• **Problem requirements**
Transcribe the material in full. Nothing should differ except that the pictures are left out.

• **Data block**
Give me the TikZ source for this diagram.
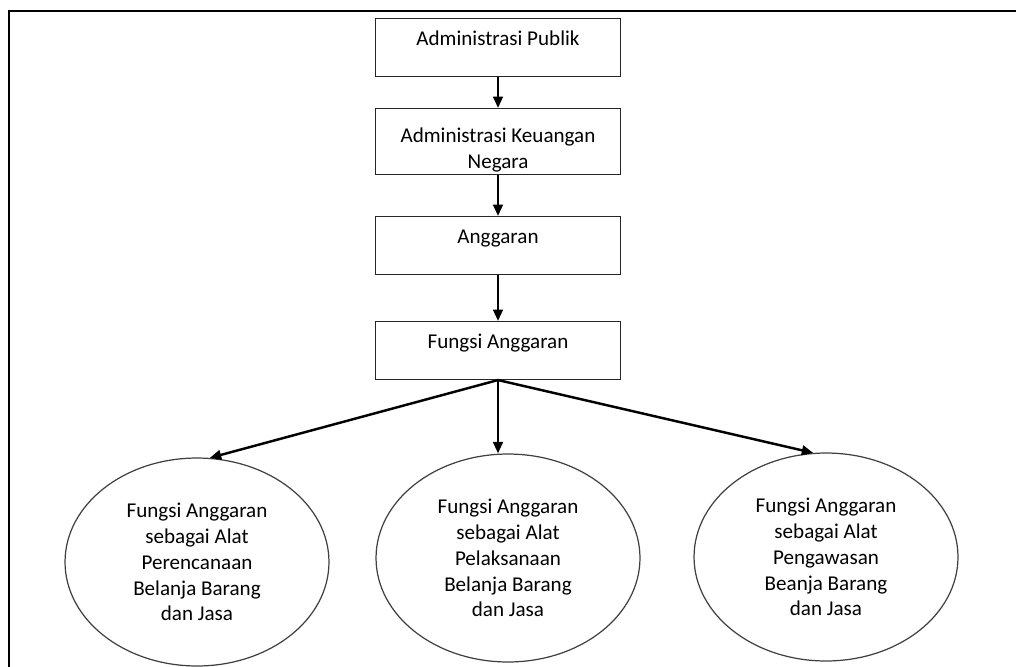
\documentclass[tikz,border=0pt]{standalone}
\usepackage{fontspec}
\setmainfont{Carlito}
\usetikzlibrary{
  arrows.meta,      % 实心三角箭头
  shapes.geometric, % 椭圆节点
  positioning       % 节点相对定位
}

\begin{document}
\begin{tikzpicture}[>={Triangle[length=6.5pt, width=5.5pt]}, x=0.02cm, y=-0.02cm,
  teks/.style={font=\fontsize{12pt}{14.7pt}\selectfont},
  kotak/.style={teks, rectangle, draw=black!85, line width=0.6pt,
    minimum width=4.9cm, inner sep=0pt, anchor=north},
  kotaksatu/.style={kotak, text height=0.54cm, text depth=0.62cm},
  elips/.style={teks, ellipse, draw=black!75, line width=0.7pt,
    minimum width=5.28cm, minimum height=4.16cm, inner sep=0pt, align=center},
  panah/.style={->, line width=1.4pt}
]
  \useasboundingbox (0,0) rectangle (1016,666);

  % 外框（只露出左边与上边）
  \draw[line width=1.7pt] (9,690) -- (9,11) -- (1040,11);

  % 上方四个方框
  \node[kotaksatu] (publik) at (498,18) {Administrasi Publik};
  \node[kotak, align=center, text height=1.2cm, text depth=0.12cm]
    (keuangan) at (498,108) {Administrasi Keuangan\\Negara};
  \node[kotaksatu] (anggaran) at (498,216) {Anggaran};
  \node[kotaksatu] (fungsi) at (498,321) {Fungsi Anggaran};

  % 下方三个椭圆
  \node[elips] (rencana) at (197,562)
    {Fungsi Anggaran\\sebagai Alat\\Perencanaan\\Belanja Barang\\dan Jasa};
  \node[elips] (laksana) at (508,558)
    {Fungsi Anggaran\\sebagai Alat\\Pelaksanaan\\Belanja Barang\\dan Jasa};
  \node[elips] (awas) at (826,557)
    {Fungsi Anggaran\\sebagai Alat\\Pengawasan\\Beanja Barang\\dan Jasa};

  % 竖向箭头
  \draw[panah] (publik) -- (keuangan);
  \draw[panah] (keuangan) -- (anggaran);
  \draw[panah] (anggaran) -- (fungsi);

  % 分叉箭头
  \draw[panah] (fungsi.south) -- (rencana.83);
  \draw[panah] (fungsi.south) -- (fungsi.south |- laksana.north);
  \draw[panah] (fungsi.south) -- (awas.97);
\end{tikzpicture}
\end{document}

• **Correct answer**
Give me the TikZ source for this diagram.
\documentclass[tikz,border=0pt]{standalone}
\usepackage{fontspec}
\setmainfont{Carlito}
\usetikzlibrary{
  arrows.meta,      % 实心三角箭头
  shapes.geometric, % 椭圆节点
  positioning       % 节点相对定位
}

\begin{document}
\begin{tikzpicture}[>={Triangle[length=6.5pt, width=5.5pt]}, x=0.02cm, y=-0.02cm,
  teks/.style={font=\fontsize{12pt}{14.7pt}\selectfont},
  kotak/.style={teks, rectangle, draw=black!85, line width=0.6pt,
    minimum width=4.9cm, inner sep=0pt, anchor=north},
  kotaksatu/.style={kotak, text height=0.54cm, text depth=0.62cm},
  elips/.style={teks, ellipse, draw=black!75, line width=0.7pt,
    minimum width=5.28cm, minimum height=4.16cm, inner sep=0pt, align=center},
  panah/.style={->, line width=1.4pt}
]
  \useasboundingbox (0,0) rectangle (1016,666);

  % 外框（只露出左边与上边）
  \draw[line width=1.7pt] (9,690) -- (9,11) -- (1040,11);

  % 上方四个方框
  \node[kotaksatu] (publik) at (498,18) {Administrasi Publik};
  \node[kotak, align=center, text height=1.2cm, text depth=0.12cm]
    (keuangan) at (498,108) {Administrasi Keuangan\\Negara};
  \node[kotaksatu] (anggaran) at (498,216) {Anggaran};
  \node[kotaksatu] (fungsi) at (498,321) {Fungsi Anggaran};

  % 下方三个椭圆
  \node[elips] (rencana) at (197,562)
    {Fungsi Anggaran\\sebagai Alat\\Perencanaan\\Belanja Barang\\dan Jasa};
  \node[elips] (laksana) at (508,558)
    {Fungsi Anggaran\\sebagai Alat\\Pelaksanaan\\Belanja Barang\\dan Jasa};
  \node[elips] (awas) at (826,557)
    {Fungsi Anggaran\\sebagai Alat\\Pengawasan\\Beanja Barang\\dan Jasa};

  % 竖向箭头
  \draw[panah] (publik) -- (keuangan);
  \draw[panah] (keuangan) -- (anggaran);
  \draw[panah] (anggaran) -- (fungsi);

  % 分叉箭头
  \draw[panah] (fungsi.south) -- (rencana.83);
  \draw[panah] (fungsi.south) -- (fungsi.south |- laksana.north);
  \draw[panah] (fungsi.south) -- (awas.97);
\end{tikzpicture}
\end{document}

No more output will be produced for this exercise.